The journey between Jalalabad and Mazar-e-Sharif follows the ancient sashays of the great Silk Road: through crepuscular gorges, over vertiginous mountain passes, ticking with land mines and bristling with ambushes. Right outside Jalalabad, on a narrow and interminably congested two-lane highway where brigands have waylaid travelers for centuries, Taliban gunmen fire rockets at tankers carrying oil from Pakistan. Their charred exoskeletons watch over the road like the mutilated sentries of a vanquished nation. This road is no place for a little girl. This road is no place for anyone.

Kamrana's hejiras are limited to daily walks to school. She is in first grade. Each morning, she strolls through her family compound's gates of sheet metal painted pale blue to ward off jinxes; past a bazaar that sells hubcaps, soap, and fruit; around a fetid trash heap that spills out of a concrete enclosure tagged, in English, "DONATED BY UNHCR."

Is she safe? Taliban fighters and Hezb-e-Islami guerrillas of the megalomaniac warlord Gulbuddin Hekmatyar skulk on the barren mountain slopes that cascade in streaks of lavender and ocher to Jalalabad's terraced oasis. Will they punish a girl for attending school, a woman for not covering her face, a man for looking too Western? "You never know who is who here," Kamrana's uncle told me over dinner of okra and rice. He has been growing out his silvery beard, just in case.

* * *

It's cold in the women's bedroom. We will sleep fully clothed under our Chinese blankets, though we do remove our socks. The soles of Kamrana's feet are a stunning, deep mahogany: She had her feet painted with henna a few days earlier. Would I like to henna mine? she asks.

I leave Afghanistan in three days, to write a book. I will be gone for a long time. Would I like to carry this country with me, like a map, on my skin?

Yes, I say. Yes. I would love that.

A pewter bowl comes out, a small packet of powdered Lawsonia inermis. Someone brings a teapot with warm black tea, to dissolve the pigment. The women laugh at my feet: Why are they so wide, deformed? It's from walking far away from home, I tell them. It's my mark of Cain. They laugh again. Kamrana slides an embroidered pillow under my ankles. Her 12-year-old stepsister dips her index finger in the dye and begins to paint.

* * *

Once, in northern Afghanistan, I watched a crow fly low over a sepia quilt of cotton fields and fallow rice paddies. Suddenly the bird twitched. What was that? Which invisible barrier, which sudden sorrow, thwarted its flight? For one horrible, heart-stopping instant, the crow tumbled. Then it regained its balance, steadied itself against a current of air, and resumed its westward journey.

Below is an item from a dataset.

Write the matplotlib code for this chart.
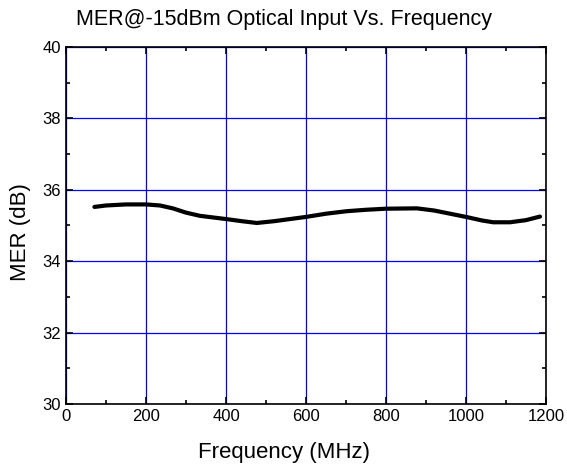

With my feet hennaed and Kamrana's hand in mine, I think: In Afghanistan, people pick themselves up like that. They mourn the day's losses, break down over the iniquities of a world in which age-old violence rakes their land and steals their children.

Then darkness falls, and the Milky Way drags her dazzling entourage across the sky. A shepherd sings his flock home. People stretch out on thin mattresses, six or seven to a room, and summon the modest, priceless joys that buoyed them through another day of life. The glimpse, after a breathless hairpin turn, of a river stilled at a dam: glaucous, rimmed with the gold of late November aspens. The exquisite weight of a white pigeon. The spray of maroon flowers blossoming on their feet.

Their breath synchronizes, seals the room from within. Their fingers and dreams weave together. They know: the sanctuary of such intimacy is make-believe, impotent against war. But it is the only one they have, and so, it is sublime.